● **Required task**
Make an exact transcription of the material, leaving out all images.

--*--

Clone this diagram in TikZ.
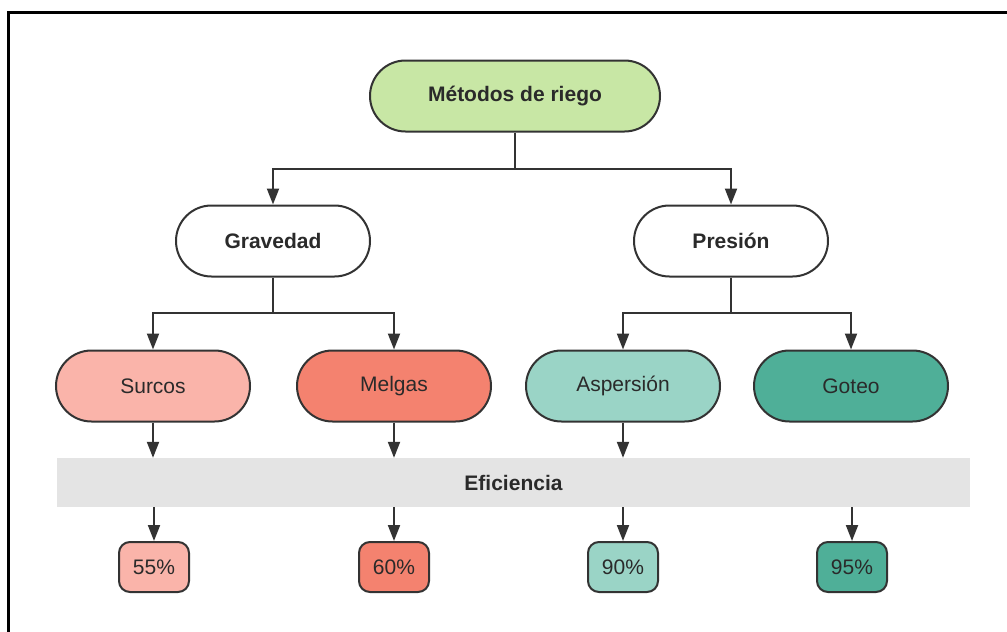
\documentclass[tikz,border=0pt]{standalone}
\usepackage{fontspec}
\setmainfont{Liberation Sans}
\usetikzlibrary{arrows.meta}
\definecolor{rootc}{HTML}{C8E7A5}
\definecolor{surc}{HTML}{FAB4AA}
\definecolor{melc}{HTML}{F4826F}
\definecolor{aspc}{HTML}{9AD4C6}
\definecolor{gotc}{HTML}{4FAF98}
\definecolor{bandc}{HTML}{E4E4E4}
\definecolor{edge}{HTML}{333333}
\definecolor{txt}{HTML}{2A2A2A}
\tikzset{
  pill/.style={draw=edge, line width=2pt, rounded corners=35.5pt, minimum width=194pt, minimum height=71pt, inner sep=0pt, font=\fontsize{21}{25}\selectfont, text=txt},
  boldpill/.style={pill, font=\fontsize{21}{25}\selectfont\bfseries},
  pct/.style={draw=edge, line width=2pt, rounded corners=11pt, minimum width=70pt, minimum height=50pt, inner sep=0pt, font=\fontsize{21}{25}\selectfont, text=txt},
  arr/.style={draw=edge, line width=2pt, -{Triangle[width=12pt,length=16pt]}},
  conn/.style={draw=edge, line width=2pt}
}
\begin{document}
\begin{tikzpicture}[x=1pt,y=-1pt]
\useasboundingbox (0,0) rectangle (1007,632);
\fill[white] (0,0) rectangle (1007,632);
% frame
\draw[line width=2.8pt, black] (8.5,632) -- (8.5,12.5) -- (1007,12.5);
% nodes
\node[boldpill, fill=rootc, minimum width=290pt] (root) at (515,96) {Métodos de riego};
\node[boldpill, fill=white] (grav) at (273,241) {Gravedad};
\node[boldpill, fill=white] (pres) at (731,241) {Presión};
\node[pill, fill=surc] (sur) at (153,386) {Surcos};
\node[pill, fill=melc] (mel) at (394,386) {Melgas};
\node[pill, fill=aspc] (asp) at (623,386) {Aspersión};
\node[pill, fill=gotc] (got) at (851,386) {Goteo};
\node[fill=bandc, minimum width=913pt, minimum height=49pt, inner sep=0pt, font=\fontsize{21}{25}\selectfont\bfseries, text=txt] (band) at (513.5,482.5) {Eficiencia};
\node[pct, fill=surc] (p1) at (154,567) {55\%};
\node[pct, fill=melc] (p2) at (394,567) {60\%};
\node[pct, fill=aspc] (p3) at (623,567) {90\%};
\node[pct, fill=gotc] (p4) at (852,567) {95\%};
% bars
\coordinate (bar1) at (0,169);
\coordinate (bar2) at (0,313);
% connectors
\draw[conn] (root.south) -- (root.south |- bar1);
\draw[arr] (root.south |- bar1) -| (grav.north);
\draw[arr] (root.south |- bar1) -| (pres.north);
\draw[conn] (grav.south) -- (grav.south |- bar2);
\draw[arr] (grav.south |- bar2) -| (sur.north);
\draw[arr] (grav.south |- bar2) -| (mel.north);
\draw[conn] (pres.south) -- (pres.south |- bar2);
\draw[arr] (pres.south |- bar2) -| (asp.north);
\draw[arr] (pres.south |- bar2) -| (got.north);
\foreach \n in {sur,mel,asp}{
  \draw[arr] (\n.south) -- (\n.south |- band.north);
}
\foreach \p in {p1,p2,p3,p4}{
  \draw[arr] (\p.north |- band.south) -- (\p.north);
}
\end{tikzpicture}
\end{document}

--*--

● **Response to the exercise**
Clone this diagram in TikZ.
\documentclass[tikz,border=0pt]{standalone}
\usepackage{fontspec}
\setmainfont{Liberation Sans}
\usetikzlibrary{arrows.meta}
\definecolor{rootc}{HTML}{C8E7A5}
\definecolor{surc}{HTML}{FAB4AA}
\definecolor{melc}{HTML}{F4826F}
\definecolor{aspc}{HTML}{9AD4C6}
\definecolor{gotc}{HTML}{4FAF98}
\definecolor{bandc}{HTML}{E4E4E4}
\definecolor{edge}{HTML}{333333}
\definecolor{txt}{HTML}{2A2A2A}
\tikzset{
  pill/.style={draw=edge, line width=2pt, rounded corners=35.5pt, minimum width=194pt, minimum height=71pt, inner sep=0pt, font=\fontsize{21}{25}\selectfont, text=txt},
  boldpill/.style={pill, font=\fontsize{21}{25}\selectfont\bfseries},
  pct/.style={draw=edge, line width=2pt, rounded corners=11pt, minimum width=70pt, minimum height=50pt, inner sep=0pt, font=\fontsize{21}{25}\selectfont, text=txt},
  arr/.style={draw=edge, line width=2pt, -{Triangle[width=12pt,length=16pt]}},
  conn/.style={draw=edge, line width=2pt}
}
\begin{document}
\begin{tikzpicture}[x=1pt,y=-1pt]
\useasboundingbox (0,0) rectangle (1007,632);
\fill[white] (0,0) rectangle (1007,632);
% frame
\draw[line width=2.8pt, black] (8.5,632) -- (8.5,12.5) -- (1007,12.5);
% nodes
\node[boldpill, fill=rootc, minimum width=290pt] (root) at (515,96) {Métodos de riego};
\node[boldpill, fill=white] (grav) at (273,241) {Gravedad};
\node[boldpill, fill=white] (pres) at (731,241) {Presión};
\node[pill, fill=surc] (sur) at (153,386) {Surcos};
\node[pill, fill=melc] (mel) at (394,386) {Melgas};
\node[pill, fill=aspc] (asp) at (623,386) {Aspersión};
\node[pill, fill=gotc] (got) at (851,386) {Goteo};
\node[fill=bandc, minimum width=913pt, minimum height=49pt, inner sep=0pt, font=\fontsize{21}{25}\selectfont\bfseries, text=txt] (band) at (513.5,482.5) {Eficiencia};
\node[pct, fill=surc] (p1) at (154,567) {55\%};
\node[pct, fill=melc] (p2) at (394,567) {60\%};
\node[pct, fill=aspc] (p3) at (623,567) {90\%};
\node[pct, fill=gotc] (p4) at (852,567) {95\%};
% bars
\coordinate (bar1) at (0,169);
\coordinate (bar2) at (0,313);
% connectors
\draw[conn] (root.south) -- (root.south |- bar1);
\draw[arr] (root.south |- bar1) -| (grav.north);
\draw[arr] (root.south |- bar1) -| (pres.north);
\draw[conn] (grav.south) -- (grav.south |- bar2);
\draw[arr] (grav.south |- bar2) -| (sur.north);
\draw[arr] (grav.south |- bar2) -| (mel.north);
\draw[conn] (pres.south) -- (pres.south |- bar2);
\draw[arr] (pres.south |- bar2) -| (asp.north);
\draw[arr] (pres.south |- bar2) -| (got.north);
\foreach \n in {sur,mel,asp}{
  \draw[arr] (\n.south) -- (\n.south |- band.north);
}
\foreach \p in {p1,p2,p3,p4}{
  \draw[arr] (\p.north |- band.south) -- (\p.north);
}
\end{tikzpicture}
\end{document}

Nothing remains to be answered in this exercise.